Tranquilli, ragazzi: siamo solo un giornale libero che pubblica notizie. E continuerà a farlo, senza rendere conto a nessuno se non ai lettori. A prescindere da chi se ne giova. La “linea politica” (che coincide non con questo o quel partito, ma con la Costituzione) la esprimiamo nei nostri commenti. Uno dice o fa cose in linea col nostro pensiero? Applausi. Uno dice o fa cose distanti dal nostro pensiero? Fischi. Perciò applaudimmo Renzi quando diceva cose condivisibili e lo fischiammo quando, una volta al governo, fece l’opposto.

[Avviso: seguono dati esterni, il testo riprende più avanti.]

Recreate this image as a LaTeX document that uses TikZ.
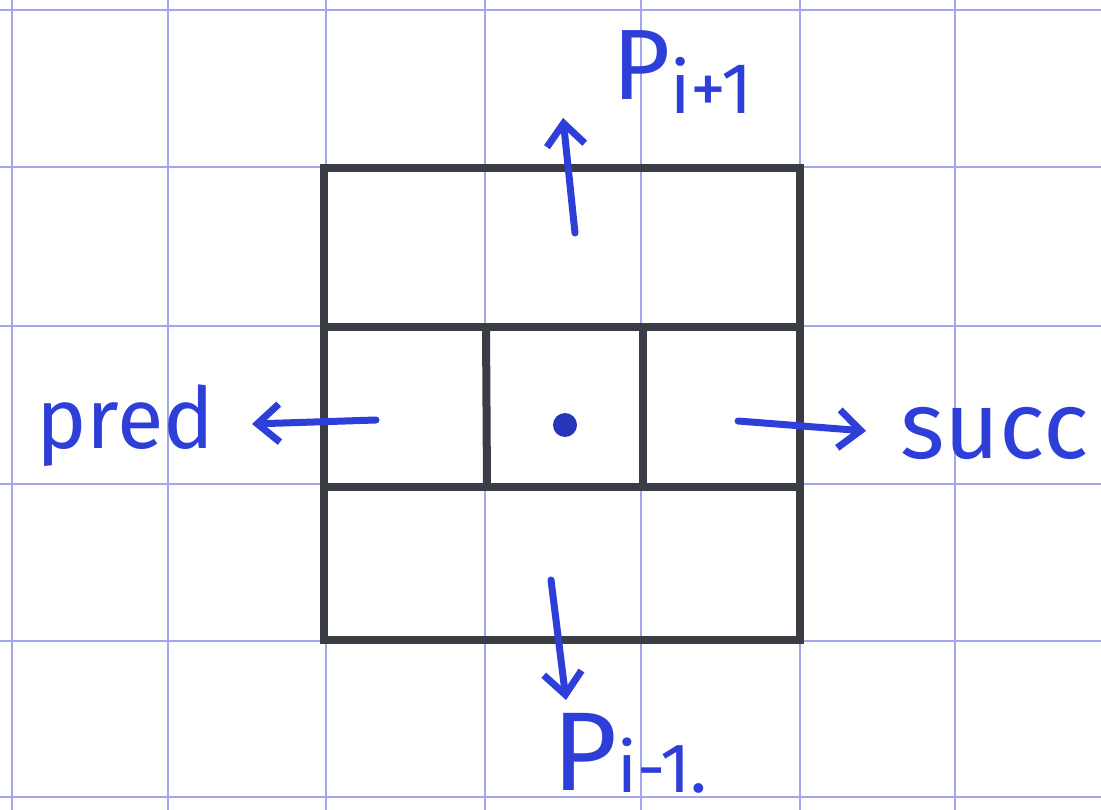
\documentclass[tikz,border=0pt]{standalone}
\usepackage{fontspec}
\setmainfont{Fira Sans}
\usetikzlibrary{arrows.meta}
\definecolor{gridblue}{HTML}{A3A6EC}
\definecolor{ink}{HTML}{3A3D44}
\definecolor{pen}{HTML}{2E3FD9}
\tikzset{
  gridline/.style={draw=gridblue, line width=2pt},
  boxline/.style={draw=ink, line width=8pt, line cap=round},
  penarrow/.style={draw=pen, line width=7pt, line cap=round,
    -{Straight Barb[length=22pt, width=38pt, line width=7pt]}},
  pentext/.style={text=pen, inner sep=0pt, anchor=base west},
}
\begin{document}
\begin{tikzpicture}[x=1pt,y=-1pt]
\useasboundingbox (0,0) rectangle (1101,810);
\fill[white] (0,0) rectangle (1101,810);
% grid paper
\foreach \gx in {12,168,326,485,641,800,955} {\draw[gridline] (\gx,0) -- (\gx,810);}
\foreach \gy in {10,167,326,484,641,797} {\draw[gridline] (0,\gy) -- (1101,\gy);}
% box
\draw[boxline] (324,168) rectangle (800,640);
\draw[boxline] (324,327) -- (800,327);
\draw[boxline] (324,487) -- (800,487);
\draw[boxline] (486,327) -- (487,487);
\draw[boxline] (643,327) -- (643,487);
% centre dot
\node[circle, fill=pen!85!black, minimum size=24pt, inner sep=0pt] (dot) at (565,425) {};
% arrow end points
\coordinate (upS) at (575,233);
\coordinate (upE) at (563,118);
\coordinate (dnS) at (551,580);
\coordinate (dnE) at (566,700);
\coordinate (lfS) at (376,420);
\coordinate (lfE) at (252,424);
\coordinate (rtS) at (738,421);
\coordinate (rtE) at (866,431);
\draw[penarrow] (upS) -- (upE);
\draw[penarrow] (dnS) -- (dnE);
\draw[penarrow] (lfS) -- (lfE);
\draw[penarrow] (rtS) -- (rtE);
% labels
\node[pentext] (pup) at (612,100) {\fontsize{100}{100}\selectfont P\raisebox{-14pt}{\fontsize{72}{72}\selectfont i+1}};
\node[pentext] (pdn) at (552,790) {\fontsize{112}{112}\selectfont P\raisebox{-2pt}{\fontsize{70}{70}\selectfont i-1.}};
\node[pentext] (pred) at (36,448) {\fontsize{85}{85}\selectfont pred};
\node[pentext] (succ) at (900,458) {\fontsize{95}{95}\selectfont succ};
\end{tikzpicture}
\end{document}
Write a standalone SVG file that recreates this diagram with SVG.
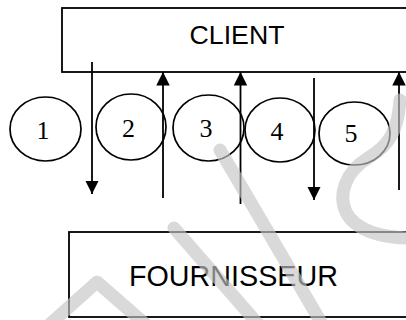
<svg xmlns="http://www.w3.org/2000/svg" width="406" height="320" viewBox="0 0 406 320">
<style>
.box{fill:#fff;stroke:#000;stroke-width:1.8}
.lbl{font-family:"Liberation Sans",Arial,sans-serif;fill:#000;text-anchor:middle}
.circ{fill:none;stroke:#000;stroke-width:1.7}
.num{font-family:"Liberation Serif","Times New Roman",serif;font-size:26px;fill:#000;text-anchor:middle}
.ar{stroke:#000;stroke-width:1.8;fill:none}
.wm{fill:none;stroke:#c4c4c4;stroke-width:13;stroke-linecap:round;stroke-linejoin:round;opacity:0.65}
</style>
<defs>
<marker id="ah" viewBox="0 0 10 10" refX="10" refY="5" markerWidth="7.5" markerHeight="7.5" markerUnits="strokeWidth" orient="auto">
<path d="M0,0 L10,5 L0,10 Z" fill="#000"/>
</marker>
</defs>
<rect width="406" height="320" fill="#fff"/>
<g id="client">
<rect class="box" x="62" y="8" width="360" height="64"/>
<text class="lbl" x="237" y="44" font-size="25" textLength="95" lengthAdjust="spacingAndGlyphs">CLIENT</text>
</g>
<g id="fournisseur">
<rect class="box" x="69" y="232" width="360" height="85"/>
<text class="lbl" x="233.5" y="286" font-size="30" textLength="209" lengthAdjust="spacingAndGlyphs">FOURNISSEUR</text>
</g>
<g id="step1"><ellipse class="circ" cx="45.5" cy="129" rx="35.5" ry="32"/><text class="num" x="43" y="139">1</text></g>
<g id="step2"><ellipse class="circ" cx="131" cy="127" rx="35" ry="33"/><text class="num" x="128.5" y="137">2</text></g>
<g id="step3"><ellipse class="circ" cx="208.5" cy="128" rx="35.5" ry="33"/><text class="num" x="206" y="137">3</text></g>
<g id="step4"><ellipse class="circ" cx="280" cy="130" rx="35" ry="32"/><text class="num" x="277" y="140">4</text></g>
<g id="step5"><ellipse class="circ" cx="354.5" cy="133.5" rx="35.5" ry="31.5"/><text class="num" x="351" y="142">5</text></g>
<g id="connectors">
<line class="ar" x1="92" y1="62" x2="92" y2="194" marker-end="url(#ah)"/>
<line class="ar" x1="163" y1="198" x2="163" y2="72" marker-end="url(#ah)"/>
<line class="ar" x1="240.5" y1="204" x2="240.5" y2="72" marker-end="url(#ah)"/>
<line class="ar" x1="314" y1="78" x2="314" y2="200" marker-end="url(#ah)"/>
<line class="ar" x1="399" y1="190" x2="399" y2="72" marker-end="url(#ah)"/>
</g>
<g id="watermark">
<path class="wm" d="M50 324 L97 282 L145 324"/>
<path class="wm" d="M174 228 L258 324"/>
<path class="wm" d="M220 150 L322 324"/>
<path class="wm" d="M400 100 C398 130 390 145 368 158 C345 172 338 195 346 212 C356 232 385 238 410 238"/>
</g>
</svg>
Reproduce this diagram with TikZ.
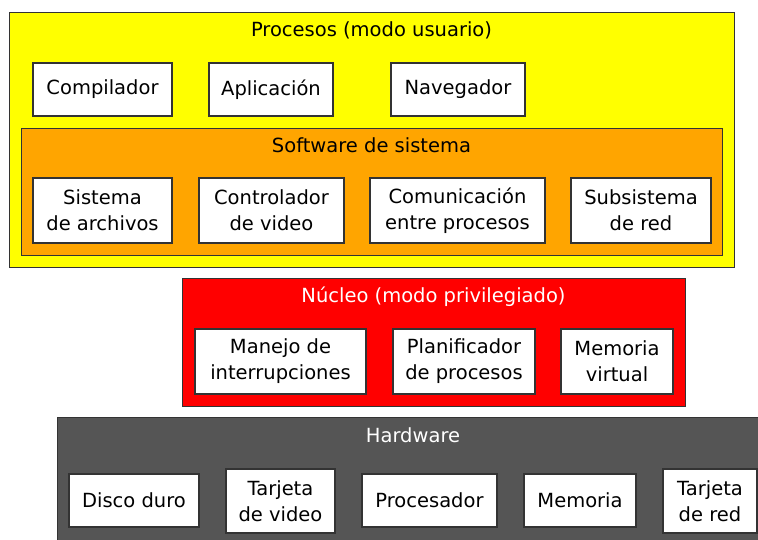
\documentclass[tikz,border=0pt]{standalone}
\usepackage{fontspec}
\setmainfont{DejaVu Sans}
\definecolor{cyellow}{HTML}{FFFF00}
\definecolor{corange}{HTML}{FFA500}
\definecolor{cred}{HTML}{FF0000}
\definecolor{chw}{HTML}{555555}
\definecolor{cedge}{HTML}{333333}
\tikzset{
  layer/.style={draw=cedge, line width=1pt, inner sep=0pt, rectangle},
  item/.style={draw=cedge, line width=1.2pt, fill=white, inner sep=0pt, align=center,
    font=\fontsize{19.5}{26}\selectfont, minimum height=53pt},
  tall/.style={minimum height=65pt},
  title/.style={inner sep=0pt, font=\fontsize{19.5}{26}\selectfont},
}
\begin{document}
\begin{tikzpicture}[x=1pt,y=-1pt]
\clip (0,0) rectangle (758,539);
\fill[white] (0,0) rectangle (758,539);
% Procesos
\node[layer, fill=cyellow, minimum width=725pt, minimum height=255pt] (proc) at (371.5,139.5) {};
\node[title] (proct) at (371.5,30) {Procesos (modo usuario)};
\node[item, minimum width=139pt] (comp) at (102.5,89.5) {Compilador};
\node[item, minimum width=124pt] (apl) at (271,89.5) {Aplicación};
\node[item, minimum width=134pt] (nav) at (458,89.5) {Navegador};
% Software de sistema
\node[layer, fill=corange, minimum width=701pt, minimum height=127pt] (sw) at (371.5,191.5) {};
\node[title] (swt) at (371.5,145) {Software de sistema};
\node[item, tall, minimum width=139pt] (fs) at (102.5,210.5) {Sistema\\de archivos};
\node[item, tall, minimum width=145pt] (cv) at (271.5,210.5) {Controlador\\de video};
\node[item, tall, minimum width=175pt] (ipc) at (457.5,210.5) {Comunicación\\entre procesos};
\node[item, tall, minimum width=140pt] (net) at (641,210.5) {Subsistema\\de red};
% Nucleo
\node[layer, fill=cred, minimum width=503pt, minimum height=128pt] (nuc) at (433.5,342) {};
\node[title, text=white] (nuct) at (433.5,297) {Núcleo (modo privilegiado)};
\node[item, tall, minimum width=171pt] (irq) at (280.5,361.5) {Manejo de\\interrupciones};
\node[item, tall, minimum width=142pt] (sched) at (464,361.5) {Planificador\\de procesos};
\node[item, tall, minimum width=112pt] (vm) at (617,361.5) {Memoria\\virtual};
% Hardware
\node[layer, fill=chw, minimum width=712pt, minimum height=160pt] (hw) at (413,497) {};
\node[title, text=white] (hwt) at (413,435) {Hardware};
\node[item, minimum width=130pt] (disk) at (134,500.5) {Disco duro};
\node[item, minimum width=109pt, minimum height=64pt] (gpu) at (280.5,501) {Tarjeta\\de video};
\node[item, minimum width=135pt] (cpu) at (429.5,500.5) {Procesador};
\node[item, minimum width=112pt] (mem) at (580,500.5) {Memoria};
\node[item, minimum width=94pt, minimum height=64pt] (nic) at (710,501) {Tarjeta\\de red};
\end{tikzpicture}
\end{document}
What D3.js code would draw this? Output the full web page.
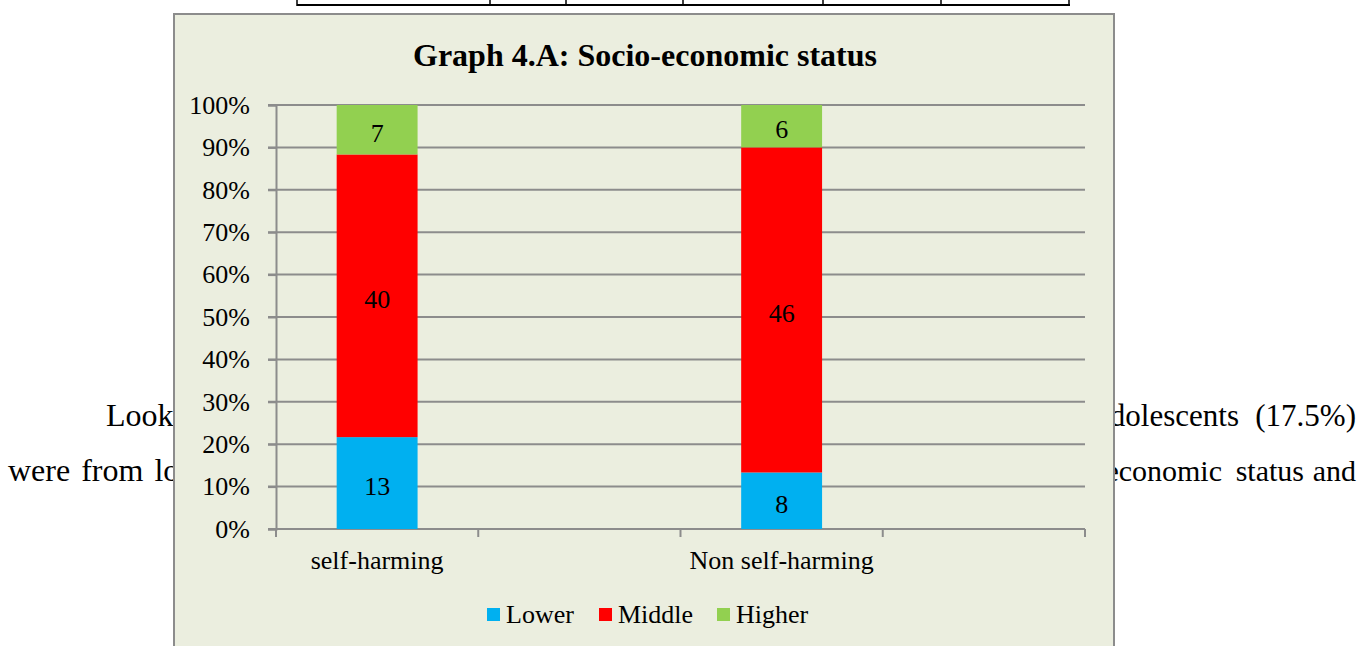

Ora abbiamo salutato con favore la vittoria dei 5Stelle a Roma e Torino, due città con un gran bisogno d’aria fresca; ma, ora che dall’opposizione sono passati al governo di due metropoli, li teniamo d’occhio con la stessa attenzione e severità che abbiamo riservato a chi li ha preceduti. Pronti a elogiarli se saranno coerenti e capaci di amministrare, e in caso contrario a criticarli. E naturalmente a dare tutte le notizie che li riguardano, buone o cattive che siano. Dovrebbero farsene una ragione e, se sono intelligenti, ringraziarci. Anche perché a Roma e Torino si giocano tutte le speranze di rendersi credibili per governare l’Italia. Se poi qualcuno vuole continuare a dipingerci come bravi e autorevoli nei giorni pari e come incapaci e cialtroni in quelli dispari, faccia pure. Ma sappia che, prima o poi, arriva la labirintite. O l’ernia al cervello.